WHAT TO WORK ON => Leave out the pictures, and write out exactly the lines from the beginning of the material to the line holding "Chart.register(...registerables);", that line included, and nothing else.

SUPPLIED MATERIAL =>
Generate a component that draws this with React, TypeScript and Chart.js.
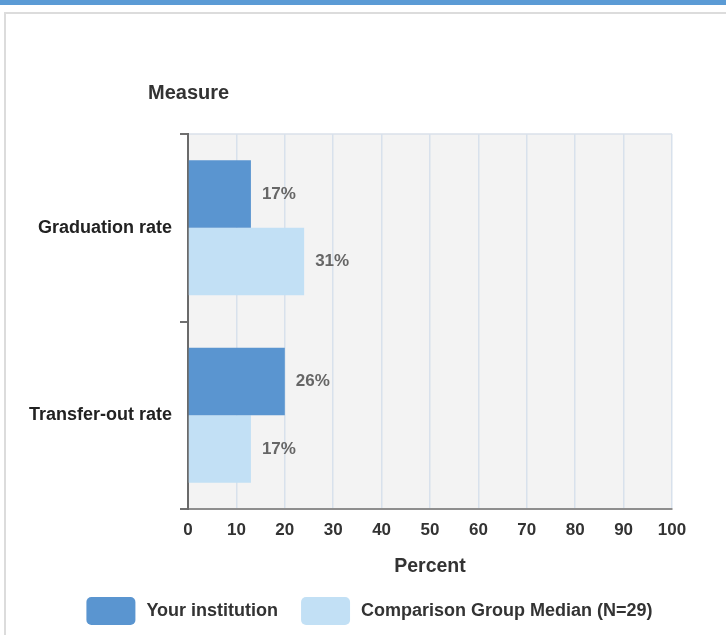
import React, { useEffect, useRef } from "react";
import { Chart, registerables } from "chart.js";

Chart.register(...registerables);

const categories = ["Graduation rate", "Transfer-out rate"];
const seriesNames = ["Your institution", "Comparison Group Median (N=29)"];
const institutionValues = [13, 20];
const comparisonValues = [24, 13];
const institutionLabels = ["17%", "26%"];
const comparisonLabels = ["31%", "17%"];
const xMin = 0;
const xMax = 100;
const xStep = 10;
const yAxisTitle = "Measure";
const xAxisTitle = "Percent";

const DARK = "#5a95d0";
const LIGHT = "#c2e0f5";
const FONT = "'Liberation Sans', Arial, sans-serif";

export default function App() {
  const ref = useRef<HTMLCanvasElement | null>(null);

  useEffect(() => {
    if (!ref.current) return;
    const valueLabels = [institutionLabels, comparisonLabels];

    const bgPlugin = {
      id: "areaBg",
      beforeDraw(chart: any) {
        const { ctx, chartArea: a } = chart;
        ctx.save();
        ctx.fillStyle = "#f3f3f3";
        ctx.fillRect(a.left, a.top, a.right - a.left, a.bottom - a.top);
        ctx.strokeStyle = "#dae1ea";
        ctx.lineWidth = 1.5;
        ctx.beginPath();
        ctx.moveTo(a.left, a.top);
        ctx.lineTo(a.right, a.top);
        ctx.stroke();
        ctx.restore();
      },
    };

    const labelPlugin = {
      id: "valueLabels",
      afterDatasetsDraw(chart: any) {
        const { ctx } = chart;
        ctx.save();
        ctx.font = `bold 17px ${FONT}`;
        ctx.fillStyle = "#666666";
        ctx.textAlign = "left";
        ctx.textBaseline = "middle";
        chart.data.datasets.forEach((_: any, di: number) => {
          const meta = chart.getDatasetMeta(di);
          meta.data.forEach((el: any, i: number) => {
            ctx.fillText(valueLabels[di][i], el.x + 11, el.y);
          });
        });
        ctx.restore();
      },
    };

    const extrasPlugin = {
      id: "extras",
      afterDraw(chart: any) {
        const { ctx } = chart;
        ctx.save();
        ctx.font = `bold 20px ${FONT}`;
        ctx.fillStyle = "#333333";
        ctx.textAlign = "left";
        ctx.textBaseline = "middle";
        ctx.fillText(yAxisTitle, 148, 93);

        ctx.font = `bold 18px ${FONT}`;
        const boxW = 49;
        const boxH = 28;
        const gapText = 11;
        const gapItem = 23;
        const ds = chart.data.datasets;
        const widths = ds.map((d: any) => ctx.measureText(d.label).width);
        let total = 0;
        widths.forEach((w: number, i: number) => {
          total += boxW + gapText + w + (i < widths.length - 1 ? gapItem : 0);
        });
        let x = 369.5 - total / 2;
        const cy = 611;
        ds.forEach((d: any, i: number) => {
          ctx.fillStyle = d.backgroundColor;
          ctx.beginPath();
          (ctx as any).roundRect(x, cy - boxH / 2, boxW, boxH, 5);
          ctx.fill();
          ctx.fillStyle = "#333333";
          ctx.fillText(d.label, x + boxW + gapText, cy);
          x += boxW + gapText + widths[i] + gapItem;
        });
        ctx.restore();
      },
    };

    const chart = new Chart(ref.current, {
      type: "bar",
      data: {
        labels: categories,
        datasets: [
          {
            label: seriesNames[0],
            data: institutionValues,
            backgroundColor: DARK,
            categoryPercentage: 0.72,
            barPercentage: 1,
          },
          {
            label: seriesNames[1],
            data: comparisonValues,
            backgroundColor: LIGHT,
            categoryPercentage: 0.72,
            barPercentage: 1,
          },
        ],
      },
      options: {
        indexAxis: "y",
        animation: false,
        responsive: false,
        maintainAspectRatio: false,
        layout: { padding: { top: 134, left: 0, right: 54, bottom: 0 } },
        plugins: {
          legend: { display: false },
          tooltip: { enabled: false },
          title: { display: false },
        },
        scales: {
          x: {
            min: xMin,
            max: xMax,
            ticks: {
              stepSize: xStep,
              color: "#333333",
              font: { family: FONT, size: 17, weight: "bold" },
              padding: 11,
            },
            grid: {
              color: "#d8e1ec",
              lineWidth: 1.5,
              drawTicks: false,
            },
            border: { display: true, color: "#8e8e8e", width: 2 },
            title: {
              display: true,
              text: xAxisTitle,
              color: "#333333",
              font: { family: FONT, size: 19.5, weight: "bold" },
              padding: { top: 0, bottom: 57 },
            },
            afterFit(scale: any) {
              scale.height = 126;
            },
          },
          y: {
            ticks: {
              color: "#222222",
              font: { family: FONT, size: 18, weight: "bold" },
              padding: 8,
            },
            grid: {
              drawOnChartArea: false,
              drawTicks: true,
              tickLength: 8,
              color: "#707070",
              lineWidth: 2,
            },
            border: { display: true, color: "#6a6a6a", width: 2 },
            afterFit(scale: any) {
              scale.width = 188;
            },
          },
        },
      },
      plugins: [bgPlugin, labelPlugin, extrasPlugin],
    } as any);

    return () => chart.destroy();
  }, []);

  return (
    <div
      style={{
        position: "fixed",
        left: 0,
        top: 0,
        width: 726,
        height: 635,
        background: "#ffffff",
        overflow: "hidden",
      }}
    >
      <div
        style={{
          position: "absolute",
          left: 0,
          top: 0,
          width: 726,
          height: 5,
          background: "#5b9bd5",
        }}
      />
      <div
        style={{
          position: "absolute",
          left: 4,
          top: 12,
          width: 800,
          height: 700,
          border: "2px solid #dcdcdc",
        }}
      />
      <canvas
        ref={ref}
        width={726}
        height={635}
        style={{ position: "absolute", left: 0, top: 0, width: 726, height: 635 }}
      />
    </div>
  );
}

SOLUTION TO THE EXERCISE =>
Generate a component that draws this with React, TypeScript and Chart.js.
import React, { useEffect, useRef } from "react";
import { Chart, registerables } from "chart.js";

Chart.register(...registerables);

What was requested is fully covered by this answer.